Contudo, o desafio está no volume de biocombustíveis de aviação necessários para descarbonizar o setor de aviação global. Um relatório da Aviation Consulting and Services (ICF), elaborado para o ATAG Waypoint 2050, citado no estudo da IEA Bioenergy, estima uma necessidade anual de 412 bilhões a 556 bilhões de litros de SAF. O IATA Infrastructure Net Zero Roadmap prevê uma demanda de 400 milhões de toneladas de SAF anualmente até 2050. No entanto, a IATA estima que a produção de SAF deste ano não excederá 1,9 bilhão de litros (1,5 milhão de toneladas), ou meros 0,53% para as necessidades de combustíveis da aviação em 2024.
O estudo do grupo da Task 39 da IEA Bioenergy discute várias tecnologias. Das matérias-primas mais conhecidas que podem ser convertidas em SAF, Saddler destaca o uso de óleo de cozinha usado (UCO). “Dez anos atrás, coletar óleo de cozinha usado era um desafio, pois era um resíduo de baixo valor”, explica ele. Mas como sua pegada de carbono – uma vez que já foi usada – é baixa, torna-se uma excelente opção para combustíveis usados em transportes e a demanda por UCO cresceu. “Em alguns casos, os UCOs tornaram-se mais caros do que os azeites virgens”, compara Saddler.
Além disso, essa mesma matéria-prima lipídica de baixo carbono também pode ser usada para fazer diesel biológico ou renovável (chamado de HVO em mercados como a Europa).

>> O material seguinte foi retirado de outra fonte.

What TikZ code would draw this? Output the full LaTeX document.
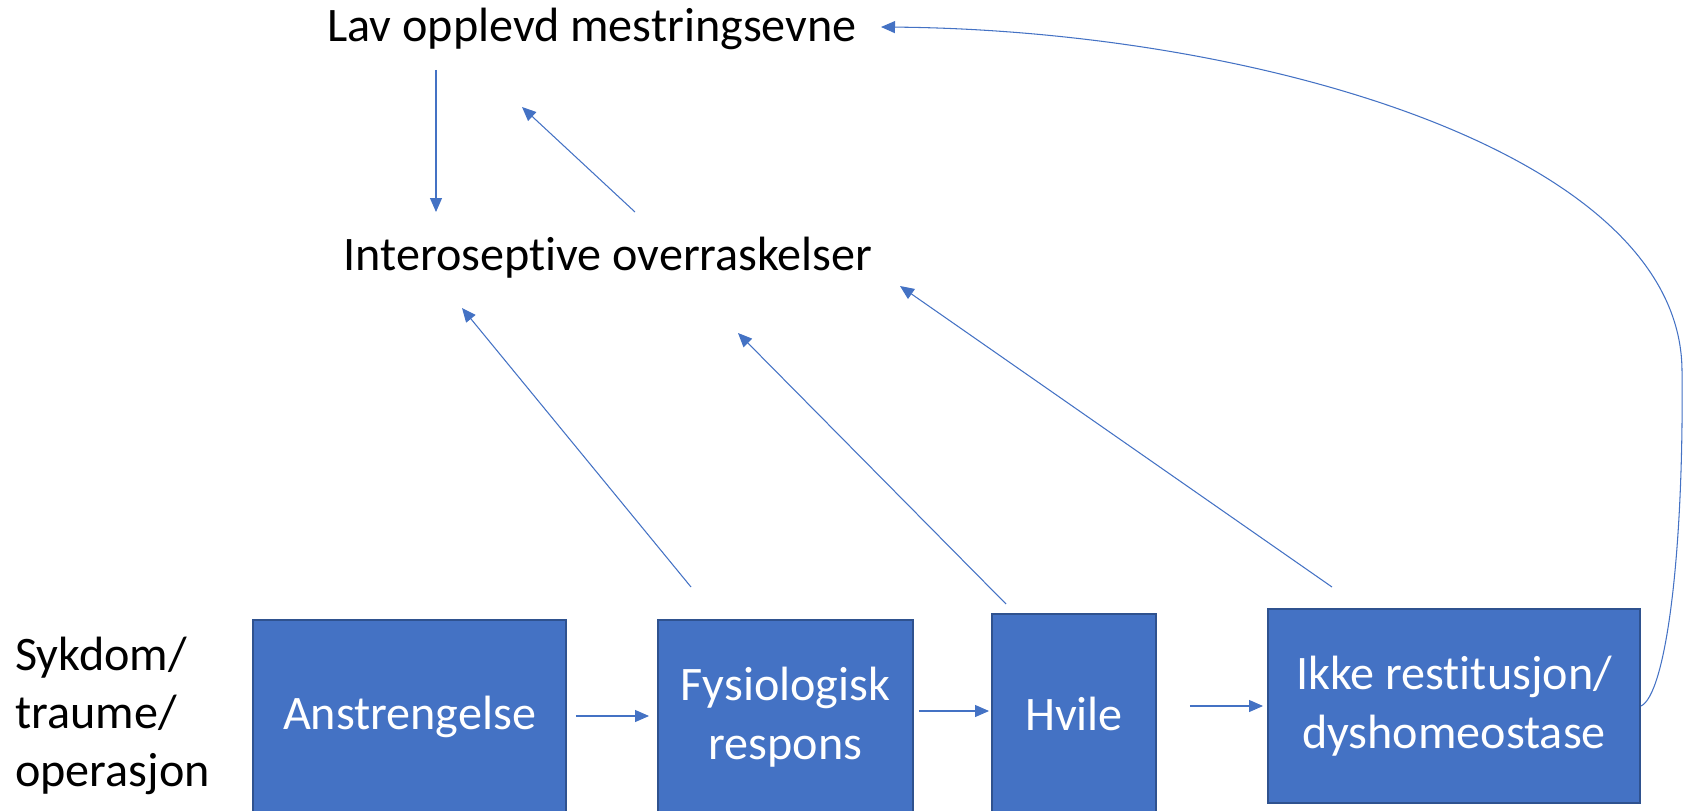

Saddler ressalta que essa competição contínua entre SAFs e o biodiesel/diesel renovável deve ser atraente para os coletores de lixo orgânico e também aos produtores agrícolas, pois aumentou a demanda por seus produtos lipídicos (que contêm gorduras). “Contudo, há uma pressão significativa sobre o campo por matérias-primas como óleo de palma, canola, soja, entre outros, e é por isso que será muito difícil para os governos implementarem políticas 100% SAF no curto prazo”. No médio prazo, as tecnologias de produção de outros biocombustíveis terão que chegar ao mercado para usar um espectro muito mais amplo de matérias primas de biomassa.
Não obstante, nos últimos anos a Saddler tem visto um progresso significativo, uma vez que algumas companhias aéreas já voam com misturas de 5% de biocombustíveis, enquanto outras demonstraram que mesmo 100% de SAF pode ser utilizado. Ele acrescenta que, devido a certas políticas estatais, muitos países já se comprometeram a adotar uma mistura de SAF de 10% até 2030.
A boa notícia é que a produção e o uso de SAF deverão se expandir. Uma pesquisa da Argus Media, citada no relatório IEA Bioenery, mapeou 142 usinas anunciadas em todo o mundo com capacidade combinada de produzir 33 bilhões de litros por ano. Apesar deste progresso, Saddler ainda considera a meta de zero emissões líquidas para 2050 muito ambiciosa, dado o cenário atual. A meta para 2030 de uma mistura de 10% de SAF, por outro lado, está se aproximando rapidamente. “Acredito que isso seja possível se os governos estiverem comprometidos com a implementação de políticas públicas favoráveis aos biocombustíveis para aviação”, diz ele.